MO‐F‐110‐09: Development of Computational Lymph Node Models for Pediatric Hybrid Phantoms for Nuclear Medicine Dosimetry

Abstract

Purpose: To develop computational lymph node models implemented within a series of pediatric hybrid phantoms which can be utilized for nuclear medicine dosimetry Methods: The algorithm for generating lymphatic nodes within adult hybrid phantom which we previously reported was improved to use for International Commission on Radiological Protection (ICRP)‐compliant pediatric hybrid phantoms which include newborn, 1‐ year, 5‐year, 10‐year, and 15‐year male and female phantoms. First, a total of 16 lymphatic node anatomical sites were defined within the pediatric hybrid phantoms: extrathoracic, cervical, thoracic (upper and lower), breast (left and right), mesentery (left and right), axillary (left and right), cubital (left and right), inguinal (left and right), and popliteal (left and right) nodal regions. Second, individual lymphatic node positions are randomly sampled in spherical tissue volume centered at each of the previously selected lymphatic node regions. Third, tissue spheres representing individual lymphatic nodes are then created to populate each nodal region of the phantom, with the normal standard nodal diameter until a total lymphatic node mass is achieved to match age‐dependent total reference masses derived from ICRP Publication 66 and 89 reference data. The lymphatic nodes were generated within a total of 10 pediatric hybrid phantoms and coupled with a Monte Carlo code, MCNPX2.6 to estimate radionuclide S values for I‐131 distributed within different lymphatic node sites.

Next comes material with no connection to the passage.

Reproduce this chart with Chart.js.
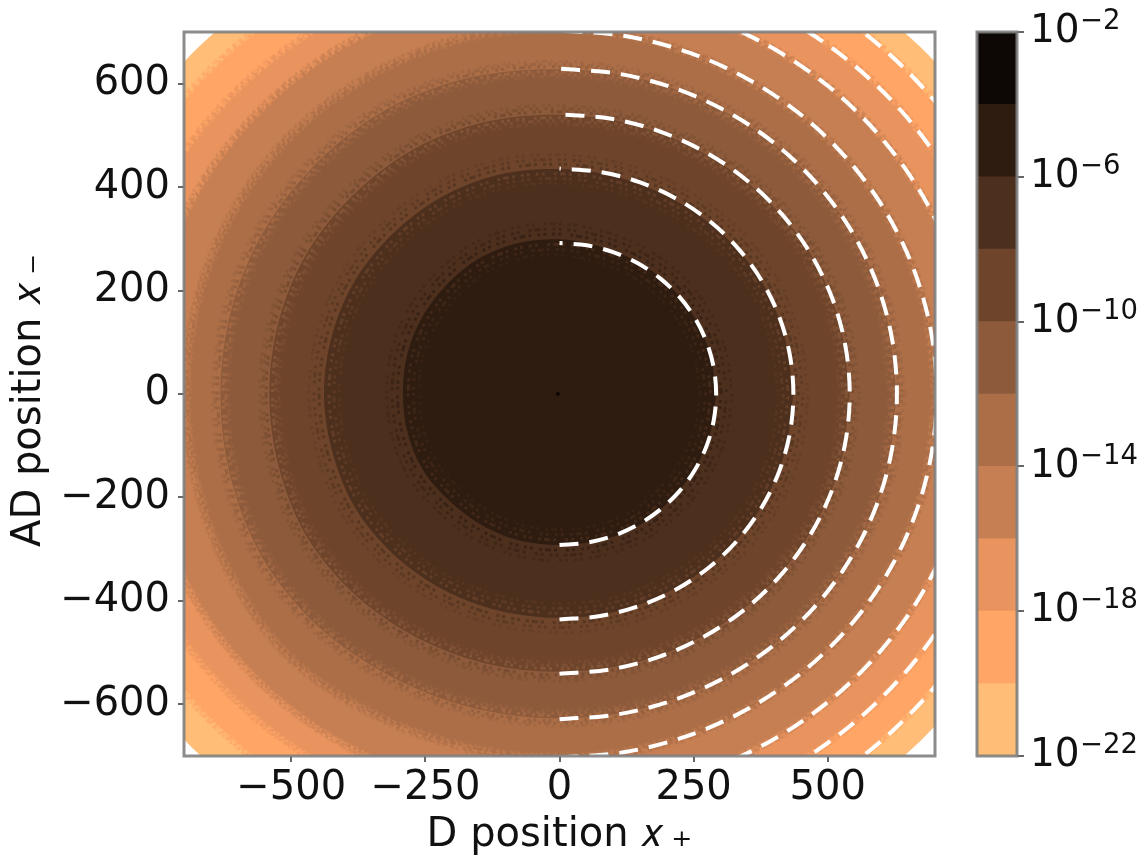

Results: Lymphatic node models of which masses were matched to ICRP reference values were implemented into the pediatric hybrid phantom series. An illustrative set of radionuclide S values for I‐131 were calculated where regional lymphatic nodes are considered to be independent source and target regions of patient. Conclusion: The new lymphatic node model suggested in this study can be utilized to obtain anatomically realistic dosimetry in lymphoma patients treated by radionuclide therapy.